Mantu and anshak; basically dumplings, the difference being the filling. The mantu has a meat filling; the anshak has a chive filling (though, oddly, a meat sauce on top so it is not necessarily a vegetarian dish). It was OK but, given it was quite similar to a Chinese dumpling, it would be an unfair comparison. However, if I were to compare it to the one I tasted at East is East… Well, I thought that one was better. Not sure if it was because it had a gamier taste but even when it was vegetarian. Oh, well…
Qabeli Pallow – Tender pieces of beef shank beneath Afghan steamed basmati rice with raisins and carrots served with your side order of the day. If you asked me, I would have said “biryani”! Some of the components here, namely the raisins and carrots were token at most. For the most part, it was the beef shank… OK, for some reason, I didn’t think it was beef shank, as it was quite bone-y to be shank and I wasn’t sure it was even beef because of the gamey taste! But, putting those details aside, this rice dish was quite good! Again, as mentioned, if you like biryani, you will like this. Just it is not as heavily season compared to the Indian counterpart.
Served with the qabeli pallow was Afghan naan. Now, this is not a single order. We also got these from our main dish. It was quite… Interesting. It is a bit difficult to compare it to Western type bread because it wasn’t that fluffy; however, it had borderline savoury. If you like crispy breads, this will work well for you; if you prefer fluffy ones, you will not care too much about this.
Another side was eggplants; in this case, it resembled almost an Italian version… Regardless, it was a quite well cooked eggplant dish. Miss Y even asked for “permission” to clean it up! (Darn, I am starting to sound like Sherman and giving Miss Y a hard time!)
Ordering individually was a no-go right away so we focused in ordering a “large” platter. I was suggest the House Special Combo but that got “overruled” (too much food). So, behold, their chef’s table. Truth is that’s a lot of meat! To be more exact, 3 skewers of tekka kebabs (chunks of top beef tenderloin), 3 skewers of chicken kebab, 3 skewers of shami kebab (ground beef), 2 skewers of Chopan kebabs (chunks of lamb) and 2 pieces of chaplee kebab (marinated ground beef). Now, I know the the shami kebab and the chaplee kebab sounds similar but, well, they are not. Now, based on visuals only one is shaped like the regular skewer, while the other was shaped originally in the form of a patty; otherwise, the difference in terms of taste would be that the shami was more heavily spiced.

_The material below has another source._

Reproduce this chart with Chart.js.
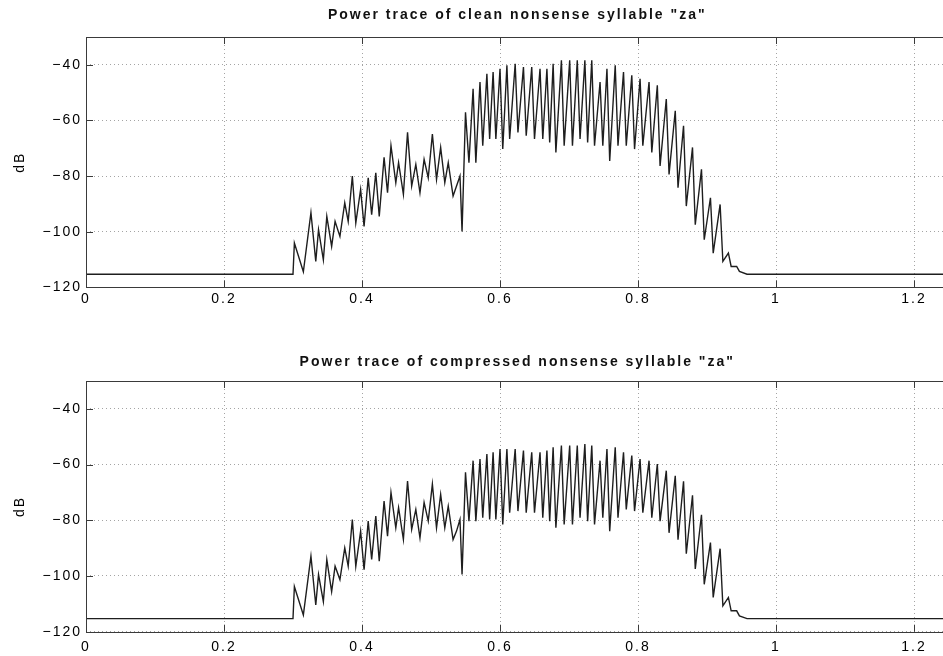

So, if I had to “guess”, from 9:00 o’clock clockwise, they would pieces of the chopan skewer, followed by chaplee, shami, chicken and tekka. Out of all these, the one I liked the least was the chaplee (lamb): It was a bit too overcooked for my liking. As for the one I liked the most, that would be the shami, as mentioned above, it was more spiced compared to the other.
Now, here is a big curveball: Miss Y asked for catsup! OK, it wasn’t actually her who ended up asking the waitress, it was me. What happens is that the waitresses ended up MIA for a while and, in the meantime, it became sort of a running joke. I mean, catsup? Really? However, we ended up eating our words (literally), as the catsup they served was more of the vinegar-y variety and it gave a sharp contrast to the meat.
Overall, the food was quite interesting and, based on what was served, the big caveat would be that it looks that if you do come, it might be a good idea for you to come in a small group (like we did). Had I gone by myself… Well, it is just that, solely on description, trying to find out which skewer is “better” is sort of a challenge and ordering a plate like this end up working “better”. So, by myself, my answer would not necessarily, else, it looks like a good option!